# Fins and Feathers



## Ryfly (Sep 13, 2007)

I decided it would be criminal to let one more of these beautiful days pass by without taking advantage so I bagged work and headed out with my son and Abby to take in the bounty that is Fall in Utah.

The gang.










The locals.










The hunting was slow. Probably because it looks like the deer hunters had pounded the area pretty good.

We did manage to bag this guy. The first Ruffie for our family.










The only problem is I didn't shoot it. My son did. I guess that's what happens when you're on the wrong side of the tree.










After that we took a break long enough to catch a dozen or three of these guys.





































That is how I used to spend my time before I discovered hunting.

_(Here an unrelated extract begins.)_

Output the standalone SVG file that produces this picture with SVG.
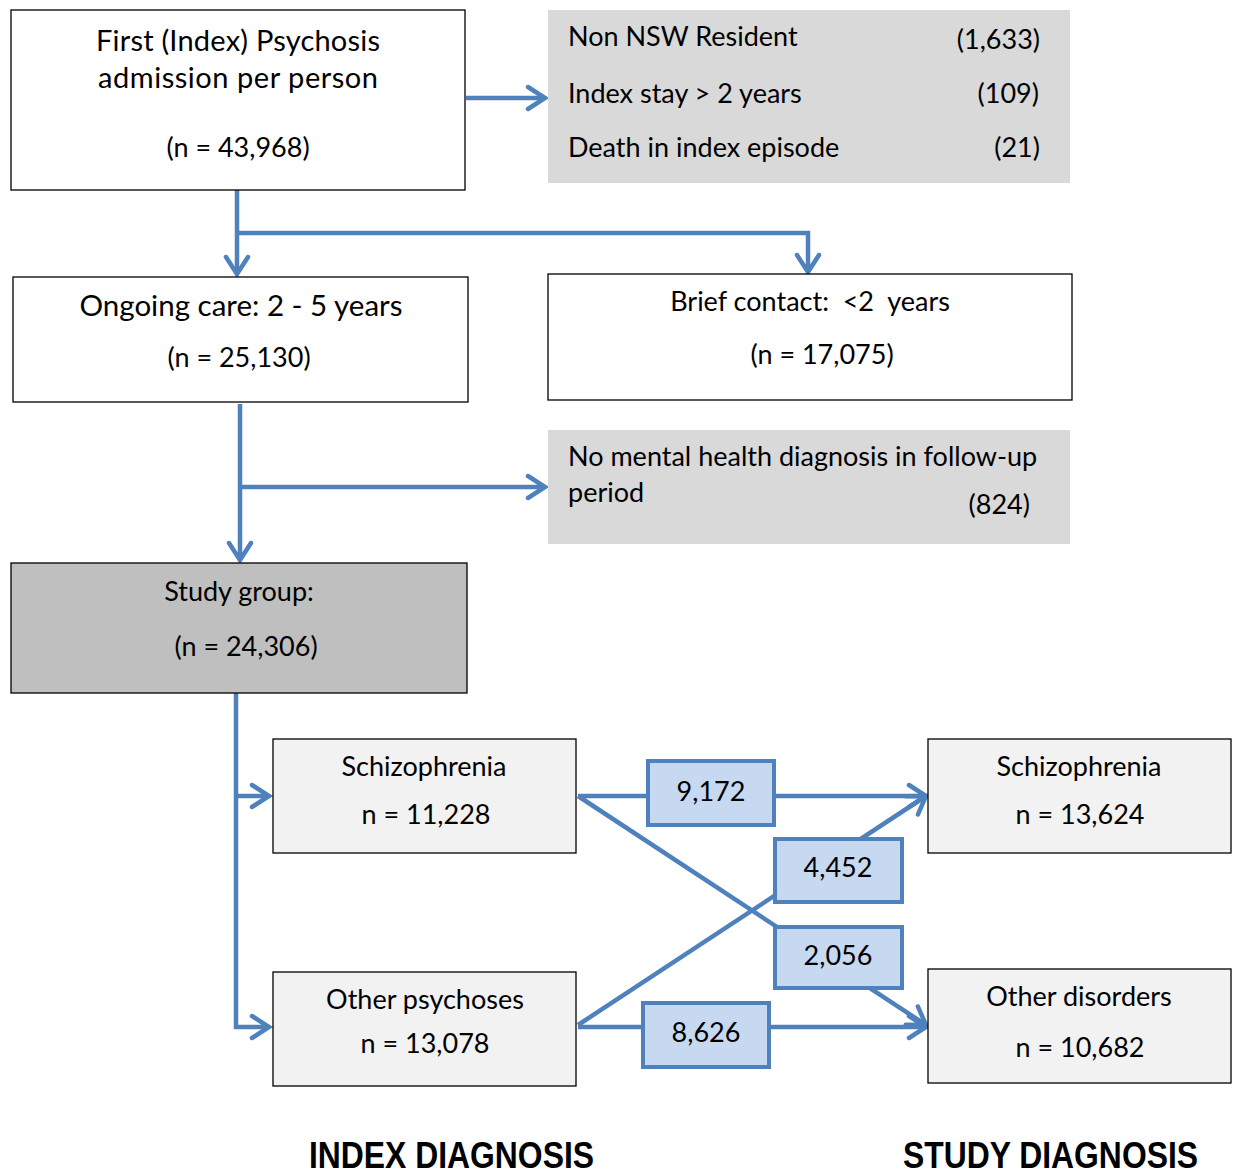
<svg xmlns="http://www.w3.org/2000/svg" width="1235" height="1176" viewBox="0 0 1235 1176">
<style>
.t{font-family:Lato,"Open Sans","Liberation Sans",sans-serif;font-size:27px;fill:#000}
.c{text-anchor:middle}
.r{text-anchor:end}
.bx{stroke:#000;stroke-width:1.3}
.num{fill:#c6d9f1;stroke:#4f81bd;stroke-width:4}
.ln{fill:none;stroke:#4f81bd;stroke-width:4.5}
.h{font-family:"Liberation Sans",Arial,sans-serif;font-weight:bold;font-size:36px}
</style>
<defs>
<marker id="ah" markerUnits="userSpaceOnUse" markerWidth="30" markerHeight="30" viewBox="-20 -15 30 30" refX="0" refY="0" orient="auto">
<path d="M-17,-11 L0,0 L-17,11" fill="none" stroke="#4f81bd" stroke-width="4.5" stroke-linecap="round" stroke-linejoin="miter"/>
</marker>
</defs>
<g id="connectors">
<path class="ln" d="M237,185 V274" marker-end="url(#ah)"/>
<path class="ln" d="M237,233 H808 V272" marker-end="url(#ah)"/>
<path class="ln" d="M466,98 H545" marker-end="url(#ah)"/>
<path class="ln" d="M240,404 V560" marker-end="url(#ah)"/>
<path class="ln" d="M240,487 H545" marker-end="url(#ah)"/>
<path class="ln" d="M236,692 V1027 H269" marker-end="url(#ah)"/>
<path class="ln" d="M236,796 H269" marker-end="url(#ah)"/>
<path class="ln" d="M578,796 H926" marker-end="url(#ah)"/>
<path class="ln" d="M578,796 L926,1025" marker-end="url(#ah)"/>
<path class="ln" d="M578,1025 L926,796" marker-end="url(#ah)"/>
<path class="ln" d="M578,1027 H926" marker-end="url(#ah)"/>
</g>
<g id="first">
<rect class="bx" x="11" y="10" width="454" height="180" fill="#fff"/>
<text class="t" x="96" y="51" style="font-size:29px" textLength="284" lengthAdjust="spacing">First (Index) Psychosis</text>
<text class="t" x="98" y="88" style="font-size:29px" textLength="280" lengthAdjust="spacing">admission per person</text>
<text class="t c" x="238" y="157">(n = 43,968)</text>
</g>
<g id="excl1">
<rect x="548" y="10" width="522" height="173" fill="#d9d9d9"/>
<text class="t" x="568" y="46">Non NSW Resident</text>
<text class="t r" x="1040" y="49">(1,633)</text>
<text class="t" x="568" y="103">Index stay &gt; 2 years</text>
<text class="t r" x="1039" y="103">(109)</text>
<text class="t" x="568" y="157">Death in index episode</text>
<text class="t r" x="1040" y="157">(21)</text>
</g>
<g id="ongoing">
<rect class="bx" x="13" y="277" width="455" height="125" fill="#fff"/>
<text class="t c" x="241" y="316" style="font-size:29.5px">Ongoing care: 2 - 5 years</text>
<text class="t c" x="239" y="367">(n = 25,130)</text>
</g>
<g id="brief">
<rect class="bx" x="548" y="274" width="524" height="126" fill="#fff"/>
<text class="t c" x="810" y="311" xml:space="preserve">Brief contact:  &lt;2  years</text>
<text class="t c" x="822" y="364">(n = 17,075)</text>
</g>
<g id="excl2">
<rect x="548" y="430" width="522" height="114" fill="#d9d9d9"/>
<text class="t" x="568" y="466">No mental health diagnosis in follow-up</text>
<text class="t" x="568" y="502">period</text>
<text class="t r" x="1030" y="514">(824)</text>
</g>
<g id="study">
<rect class="bx" x="11" y="563" width="456" height="130" fill="#bfbfbf"/>
<text class="t c" x="239" y="601">Study group:</text>
<text class="t c" x="246" y="656">(n = 24,306)</text>
</g>
<g id="schizo-index">
<rect class="bx" x="273" y="739" width="303" height="114" fill="#f2f2f2"/>
<text class="t c" x="424" y="776">Schizophrenia</text>
<text class="t c" x="426" y="824">n = 11,228</text>
</g>
<g id="other-index">
<rect class="bx" x="273" y="972" width="303" height="114" fill="#f2f2f2"/>
<text class="t c" x="425" y="1009">Other psychoses</text>
<text class="t c" x="425" y="1053">n = 13,078</text>
</g>
<g id="schizo-study">
<rect class="bx" x="928" y="739" width="303" height="114" fill="#f2f2f2"/>
<text class="t c" x="1079" y="776">Schizophrenia</text>
<text class="t c" x="1080" y="824">n = 13,624</text>
</g>
<g id="other-study">
<rect class="bx" x="928" y="969" width="303" height="114" fill="#f2f2f2"/>
<text class="t c" x="1079" y="1006">Other disorders</text>
<text class="t c" x="1080" y="1057">n = 10,682</text>
</g>
<g id="n9172">
<rect class="num" x="648" y="761" width="126" height="64"/>
<text class="t c" x="711" y="801">9,172</text>
</g>
<g id="n4452">
<rect class="num" x="775" y="839" width="127" height="63"/>
<text class="t c" x="838" y="877">4,452</text>
</g>
<g id="n2056">
<rect class="num" x="775" y="927" width="127" height="61"/>
<text class="t c" x="838" y="965">2,056</text>
</g>
<g id="n8626">
<rect class="num" x="643" y="1003" width="126" height="64"/>
<text class="t c" x="706" y="1042">8,626</text>
</g>
<g id="labels">
<text class="h" x="309" y="1168" textLength="285" lengthAdjust="spacingAndGlyphs">INDEX DIAGNOSIS</text>
<text class="h" x="903" y="1168" textLength="295" lengthAdjust="spacingAndGlyphs">STUDY DIAGNOSIS</text>
</g>
</svg>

All in all it was a fun day. One of those times that you can file away and recall when things aren't so sunny.


----------



## scattergunner (Sep 21, 2007)

Nice grouse and trout! I especially loved the brookies! Is there a prettier little fish out there? i don't think so. 8)


----------



## SureShot (Oct 2, 2007)

Great pictures! Sounds like a very fun day.


----------



## Kraizee (Sep 17, 2007)

Nice!!


----------



## dkhntrdstn (Sep 7, 2007)

ryfly nice job get your son out. It sounds like he can shoot and that his job it to out shoot the dad  .Is he one of your sons that have a swan tag ? If so he going to have fun shooting a bird that bigger then him and i cant wait to see the smile on there face when they bag them. it coming. by the way that a nice bird there and some pretty looking fish. very nice.


----------